Thursday, May 26, 2016

On This Date in Minnesota History: May 26

May 26, 1921 – Two developments today caused police to believe they were nearly positive of the mystery surrounding the disappearance of Mrs. Kate Mahoney, missing Seattle woman. Mrs. C. A. Green, who lives on a houseboat at Lake Union near Seattle, reported to police today that yesterday she found the lid of a trunk to which locks of white hair were clinging. It was floating in the lake.

A. F. Morris, a salesman, reported to police that he had overheard a conversation in a Seattle hotel room in which two women and at least one man took part. They were plotting to end Mrs. Mahoney’s life.

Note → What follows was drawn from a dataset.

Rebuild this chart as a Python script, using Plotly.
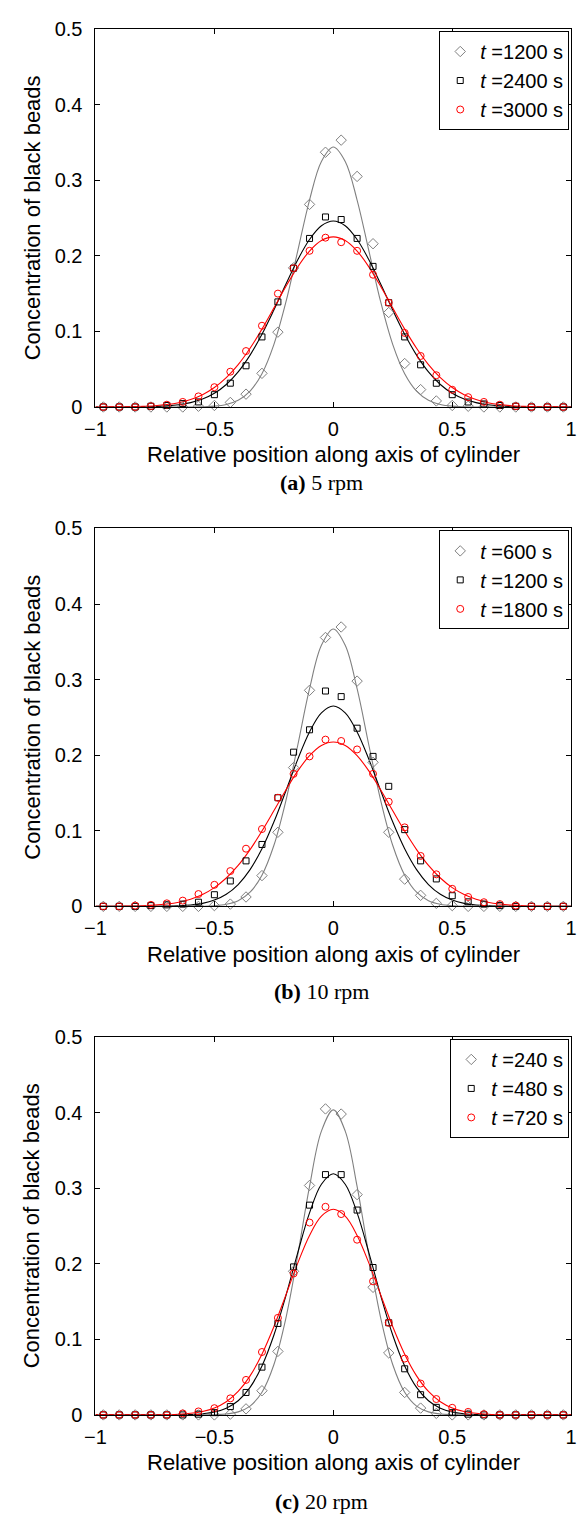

Mrs. Mahoney was believed to have disappeared in St. Paul, Minn., while on her honeymoon with husband James Mahoney, age 38. She was 68 years old.

Kate Moore Mahoney1

The couple had married six weeks after meeting in Dec. 1920. Their belated honeymoon was to begin April 16. Jim Mahoney just happened to be on parole from the Washington State Penitentiary for assault and robbery. So when he came back to Seattle after 10 days to “to take care of Kate's business interests,” and said that she had traveled to Havana, Cuba with friends, Mrs. Mahoney’s two nieces became suspicious and notified police.

James Mahoney1

While the above trunk was not related to Mrs. Mahoney’s disappearance, her body was eventually found Aug. 8, 1921, in a steamer trunk in the northeast end of Lake Union near the University Bridge. “The autopsy revealed that Kate had been poisoned with 30 grains of morphine, stuffed in the trunk, then had her skull smashed with a heavy blunt instrument. Two days later, Jim Mahoney was charged with premeditated murder.”1

“The trial, held in King County Superior Court, began on September 20, 1921, and ended on October 1, 1921, when the jury, after only four hours and 40 minutes, found Mahoney guilty of first-degree murder and recommended the death penalty.”1

Mahoney was sentenced to hang at the Washington State Penitentiary. On Dec. 1, 1922, he died on the gallows, still proclaiming his innocence.

The Bemidji Daily Pioneer; “Investigate Mystery of Missing Seattle Woman”; May 26, 1921; p. 1.